Code inconnu: Récit incomplet de divers voyages
di Michael Haneke
con: Juliette Binoche, Thierry Neuvic, Josef Bierbichler, Bruno Todeschini, Bob Nicolescu,
Drammatico
Francia, Germania, Romania (2000)
Reduce dal successo internazionale di "Funny Games", alla fine degli anni '90 Haneke approda in Francia, dove può contare su capitali più consistenti per le sue produzioni e sull'ausilio di attori dal talento indiscusso, che si cimenteranno, da qui in poi, di volta in volta nelle sue opere.

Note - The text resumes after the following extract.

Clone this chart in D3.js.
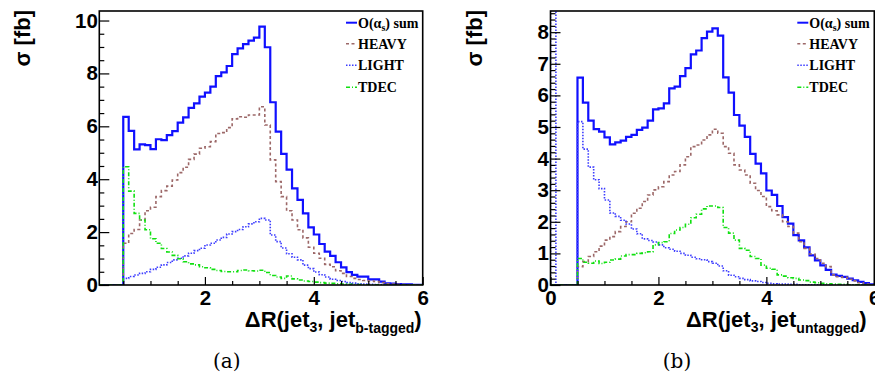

Il primo film di questa nuova fase del maestro austriaco, tuttavia, rappresenta una sorta di passo indietro nel suo stile e nei temi da lui trattati: "Storie- Racconto Incompleto di diversi viaggi" si pone come una sorta di continuazione del discorso che l'auotre affrontava nel precedente "71 Frammenti di una Cronologia del Caso"; come nella pellicola del '94 anche qui Haneke racconta diversi personaggi e situazioni isolate nella forma del racconto ma non nella storia; le storie vengono letteralmente spezzate nel montaggio: ogni episodio è una scena a sè stante, staccata bruscamente da quella precedente e da quella successiva; le singole scene spesso sono composte da un'unica inquadratura, priva di controcampi o dettagli; la frammentazione del racconto si fa così totale: Haneke rivolta il discorso di sovrapposizione iniziato dall'americano Robert Altman negli anni '70, isola totalmente i fatti narrati e, ancora più che in "71 Frammenti" e ne "Il Castello", porta la sua riflessione sul caso e sull'isolamento narrativo alle estreme conseguenze; le storie non si sovrappongono mai, i personaggi si incrociano esclusivamente nelle singole scene/inquadrature e l'isolamento narrativo si fa totale.
La destrutturazione del racconto qui si fa metafora della frammentazione della società: "Storie", infatti, racconta le vicissitudini di diversi personaggi nella Francia moderna, la maggior parte dei quali immigrati; il rapporto con culture e mentalità differenti è drammatico: la cattiveria di alcuni personaggi verso altri e genuina e fine a sè stessa; la violenza intrinseca è ancora priva di radici e motivazioni, insita nell'uomo a prescindere dalla sua nazionalità o estrazione sociale.
Finchè il racconto poggia su tali temi, il film riesce ad interessare: lo stile, al solito, distaccato del regia impedisce ogni forma di sensazionalismo o di pietismo verso ciò che viene mostrato, permettendo allo spettatore di giudicare autonomamente gli eventi; tuttavia Haneke, inspegabilmente, decide di intrecciare la questione sociale con quella estetica: la storia Anne (Juliette Binoche), bella attrice in carriera, si fa presto riflessione sulla falsità del mezzo cinematografico; teoria come sempre interessante e veritiera, ma che all'interno del racconto risulta futile e fine a sè stessa, visto sopratutto lo stile frammentario adoperato dall'autore.
"Storie", dunque, è una pellicola non riuscitissima, finanche inutile considerando i futuri lavori del regista, ma non disprezzabile: Haneke torna si indietro, ma riesce comunque a completare il discorso della ditruzione narrativa in modo compiuto e definitivo.